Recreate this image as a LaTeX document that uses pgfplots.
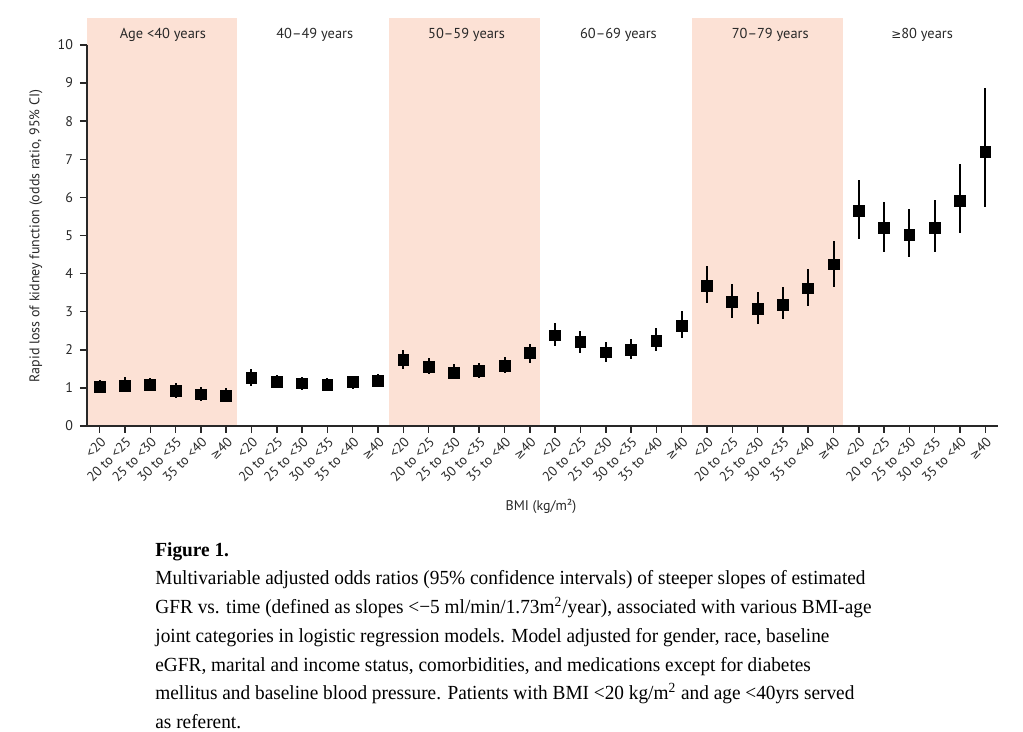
\documentclass[border=0pt]{standalone}
\usepackage{pgfplots}
\pgfplotsset{compat=1.18}
\usepackage{pgfplotstable}
\usepackage{fontspec}
\setmainfont{PT Sans}
\newfontfamily\capfont[FakeStretch=0.965]{Liberation Serif}
\newfontfamily\symfont{DejaVu Sans}
\definecolor{band}{RGB}{252,225,213}
\definecolor{axcol}{RGB}{40,40,40}
\newcommand{\GE}{{\symfont\fontsize{6}{7}\selectfont ≥}}

\pgfplotstableread{
x y ep em
0 1.03 0.18 0.17
1 1.06 0.23 0.16
2 1.08 0.17 0.16
3 0.92 0.20 0.19
4 0.83 0.20 0.17
5 0.80 0.19 0.16
6 1.27 0.22 0.22
7 1.16 0.18 0.13
8 1.12 0.17 0.18
9 1.08 0.17 0.16
10 1.15 0.16 0.18
11 1.18 0.18 0.16
12 1.73 0.26 0.23
13 1.56 0.23 0.20
14 1.40 0.23 0.17
15 1.44 0.22 0.17
16 1.58 0.22 0.20
17 1.91 0.23 0.25
18 2.38 0.33 0.28
19 2.20 0.29 0.29
20 1.93 0.28 0.24
21 1.99 0.29 0.23
22 2.24 0.32 0.26
23 2.62 0.41 0.30
24 3.67 0.53 0.45
25 3.25 0.48 0.41
26 3.07 0.44 0.39
27 3.18 0.48 0.37
28 3.61 0.50 0.46
29 4.24 0.62 0.58
30 5.64 0.82 0.74
31 5.19 0.70 0.62
32 5.01 0.69 0.58
33 5.19 0.74 0.62
34 5.91 0.96 0.84
35 7.20 1.68 1.46
}\data

\begin{document}
\begin{tikzpicture}[x=1pt,y=1pt]
\useasboundingbox (0,0) rectangle (511.5,366);
\begin{axis}[
  at={(43.5pt,153pt)}, anchor=south west,
  scale only axis, width=455.5pt, height=190.5pt,
  xmin=-0.5, xmax=35.5, ymin=0, ymax=10,
  axis x line*=bottom, axis y line*=left,
  axis line style={line width=0.75pt, axcol},
  tick align=outside, major tick length=3.5pt,
  tick style={line width=0.75pt, axcol},
  clip=false, axis on top,
  ytick={0,1,...,10},
  xtick={0,1,...,35},
  xticklabels={{<20},{20 to <25},{25 to <30},{30 to <35},{35 to <40},{\GE40},
               {<20},{20 to <25},{25 to <30},{30 to <35},{35 to <40},{\GE40},
               {<20},{20 to <25},{25 to <30},{30 to <35},{35 to <40},{\GE40},
               {<20},{20 to <25},{25 to <30},{30 to <35},{35 to <40},{\GE40},
               {<20},{20 to <25},{25 to <30},{30 to <35},{35 to <40},{\GE40},
               {<20},{20 to <25},{25 to <30},{30 to <35},{35 to <40},{\GE40}},
  x tick label style={rotate=45, anchor=north east, font=\fontsize{6.8}{8}\selectfont, inner sep=1pt, text=axcol},
  y tick label style={font=\fontsize{7}{8}\selectfont, text=axcol},
  /pgf/number format/assume math mode=true,
]
\fill[band] (axis cs:-0.5,0) rectangle (axis cs:5.43,10.71);
\fill[band] (axis cs:11.43,0) rectangle (axis cs:17.4,10.71);
\fill[band] (axis cs:23.4,0) rectangle (axis cs:29.37,10.71);
\node[font=\fontsize{7.2}{8}\selectfont, text=axcol] at (axis cs:2.5,10.26) {Age <40 years};
\node[font=\fontsize{7.2}{8}\selectfont, text=axcol] at (axis cs:8.5,10.26) {40–49 years};
\node[font=\fontsize{7.2}{8}\selectfont, text=axcol] at (axis cs:14.5,10.26) {50–59 years};
\node[font=\fontsize{7.2}{8}\selectfont, text=axcol] at (axis cs:20.5,10.26) {60–69 years};
\node[font=\fontsize{7.2}{8}\selectfont, text=axcol] at (axis cs:26.5,10.26) {70–79 years};
\node[font=\fontsize{7.2}{8}\selectfont, text=axcol] at (axis cs:32.5,10.26) {\GE80 years};
\addplot[only marks, mark=square*, mark size=2.7pt, black,
  error bars/.cd, y dir=both, y explicit, error mark=none,
  error bar style={line width=1pt, black}]
  table[x=x, y=y, y error plus=ep, y error minus=em] {\data};
\end{axis}
\node[rotate=90, font=\fontsize{7}{8}\selectfont, text=axcol] at (18,248) {Rapid loss of kidney function (odds ratio, 95\% CI)};
\node[font=\fontsize{7}{8}\selectfont, text=axcol] at (270.5,113) {BMI (kg/m²)};
\node[anchor=base west, inner sep=0pt, font=\capfont\bfseries\fontsize{10}{12}\selectfont] at (77.5,87.7) {Figure 1.};
\begin{scope}[every node/.style={anchor=base west, inner sep=0pt, font=\capfont\fontsize{10}{12}\selectfont}]
\node at (77.5,73.5) {Multivariable adjusted odds ratios (95\% confidence intervals) of steeper slopes of estimated};
\node at (77.5,59.15) {GFR vs. time (defined as slopes <−5 ml/min/1.73m\textsuperscript{2}/year), associated with various BMI-age};
\node at (77.5,44.8) {joint categories in logistic regression models. Model adjusted for gender, race, baseline};
\node at (77.5,30.45) {eGFR, marital and income status, comorbidities, and medications except for diabetes};
\node at (77.5,16.1) {mellitus and baseline blood pressure. Patients with BMI <20 kg/m\textsuperscript{2} and age <40yrs served};
\node at (77.5,1.75) {as referent.};
\end{scope}
\end{tikzpicture}
\end{document}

▬▬▬▬▬▬

REQUIREMENTS = The data above needs to be retyped exactly, with the images left out.

TASK OUTPUT =
Recreate this image as a LaTeX document that uses pgfplots.
\documentclass[border=0pt]{standalone}
\usepackage{pgfplots}
\pgfplotsset{compat=1.18}
\usepackage{pgfplotstable}
\usepackage{fontspec}
\setmainfont{PT Sans}
\newfontfamily\capfont[FakeStretch=0.965]{Liberation Serif}
\newfontfamily\symfont{DejaVu Sans}
\definecolor{band}{RGB}{252,225,213}
\definecolor{axcol}{RGB}{40,40,40}
\newcommand{\GE}{{\symfont\fontsize{6}{7}\selectfont ≥}}

\pgfplotstableread{
x y ep em
0 1.03 0.18 0.17
1 1.06 0.23 0.16
2 1.08 0.17 0.16
3 0.92 0.20 0.19
4 0.83 0.20 0.17
5 0.80 0.19 0.16
6 1.27 0.22 0.22
7 1.16 0.18 0.13
8 1.12 0.17 0.18
9 1.08 0.17 0.16
10 1.15 0.16 0.18
11 1.18 0.18 0.16
12 1.73 0.26 0.23
13 1.56 0.23 0.20
14 1.40 0.23 0.17
15 1.44 0.22 0.17
16 1.58 0.22 0.20
17 1.91 0.23 0.25
18 2.38 0.33 0.28
19 2.20 0.29 0.29
20 1.93 0.28 0.24
21 1.99 0.29 0.23
22 2.24 0.32 0.26
23 2.62 0.41 0.30
24 3.67 0.53 0.45
25 3.25 0.48 0.41
26 3.07 0.44 0.39
27 3.18 0.48 0.37
28 3.61 0.50 0.46
29 4.24 0.62 0.58
30 5.64 0.82 0.74
31 5.19 0.70 0.62
32 5.01 0.69 0.58
33 5.19 0.74 0.62
34 5.91 0.96 0.84
35 7.20 1.68 1.46
}\data

\begin{document}
\begin{tikzpicture}[x=1pt,y=1pt]
\useasboundingbox (0,0) rectangle (511.5,366);
\begin{axis}[
  at={(43.5pt,153pt)}, anchor=south west,
  scale only axis, width=455.5pt, height=190.5pt,
  xmin=-0.5, xmax=35.5, ymin=0, ymax=10,
  axis x line*=bottom, axis y line*=left,
  axis line style={line width=0.75pt, axcol},
  tick align=outside, major tick length=3.5pt,
  tick style={line width=0.75pt, axcol},
  clip=false, axis on top,
  ytick={0,1,...,10},
  xtick={0,1,...,35},
  xticklabels={{<20},{20 to <25},{25 to <30},{30 to <35},{35 to <40},{\GE40},
               {<20},{20 to <25},{25 to <30},{30 to <35},{35 to <40},{\GE40},
               {<20},{20 to <25},{25 to <30},{30 to <35},{35 to <40},{\GE40},
               {<20},{20 to <25},{25 to <30},{30 to <35},{35 to <40},{\GE40},
               {<20},{20 to <25},{25 to <30},{30 to <35},{35 to <40},{\GE40},
               {<20},{20 to <25},{25 to <30},{30 to <35},{35 to <40},{\GE40}},
  x tick label style={rotate=45, anchor=north east, font=\fontsize{6.8}{8}\selectfont, inner sep=1pt, text=axcol},
  y tick label style={font=\fontsize{7}{8}\selectfont, text=axcol},
  /pgf/number format/assume math mode=true,
]
\fill[band] (axis cs:-0.5,0) rectangle (axis cs:5.43,10.71);
\fill[band] (axis cs:11.43,0) rectangle (axis cs:17.4,10.71);
\fill[band] (axis cs:23.4,0) rectangle (axis cs:29.37,10.71);
\node[font=\fontsize{7.2}{8}\selectfont, text=axcol] at (axis cs:2.5,10.26) {Age <40 years};
\node[font=\fontsize{7.2}{8}\selectfont, text=axcol] at (axis cs:8.5,10.26) {40–49 years};
\node[font=\fontsize{7.2}{8}\selectfont, text=axcol] at (axis cs:14.5,10.26) {50–59 years};
\node[font=\fontsize{7.2}{8}\selectfont, text=axcol] at (axis cs:20.5,10.26) {60–69 years};
\node[font=\fontsize{7.2}{8}\selectfont, text=axcol] at (axis cs:26.5,10.26) {70–79 years};
\node[font=\fontsize{7.2}{8}\selectfont, text=axcol] at (axis cs:32.5,10.26) {\GE80 years};
\addplot[only marks, mark=square*, mark size=2.7pt, black,
  error bars/.cd, y dir=both, y explicit, error mark=none,
  error bar style={line width=1pt, black}]
  table[x=x, y=y, y error plus=ep, y error minus=em] {\data};
\end{axis}
\node[rotate=90, font=\fontsize{7}{8}\selectfont, text=axcol] at (18,248) {Rapid loss of kidney function (odds ratio, 95\% CI)};
\node[font=\fontsize{7}{8}\selectfont, text=axcol] at (270.5,113) {BMI (kg/m²)};
\node[anchor=base west, inner sep=0pt, font=\capfont\bfseries\fontsize{10}{12}\selectfont] at (77.5,87.7) {Figure 1.};
\begin{scope}[every node/.style={anchor=base west, inner sep=0pt, font=\capfont\fontsize{10}{12}\selectfont}]
\node at (77.5,73.5) {Multivariable adjusted odds ratios (95\% confidence intervals) of steeper slopes of estimated};
\node at (77.5,59.15) {GFR vs. time (defined as slopes <−5 ml/min/1.73m\textsuperscript{2}/year), associated with various BMI-age};
\node at (77.5,44.8) {joint categories in logistic regression models. Model adjusted for gender, race, baseline};
\node at (77.5,30.45) {eGFR, marital and income status, comorbidities, and medications except for diabetes};
\node at (77.5,16.1) {mellitus and baseline blood pressure. Patients with BMI <20 kg/m\textsuperscript{2} and age <40yrs served};
\node at (77.5,1.75) {as referent.};
\end{scope}
\end{tikzpicture}
\end{document}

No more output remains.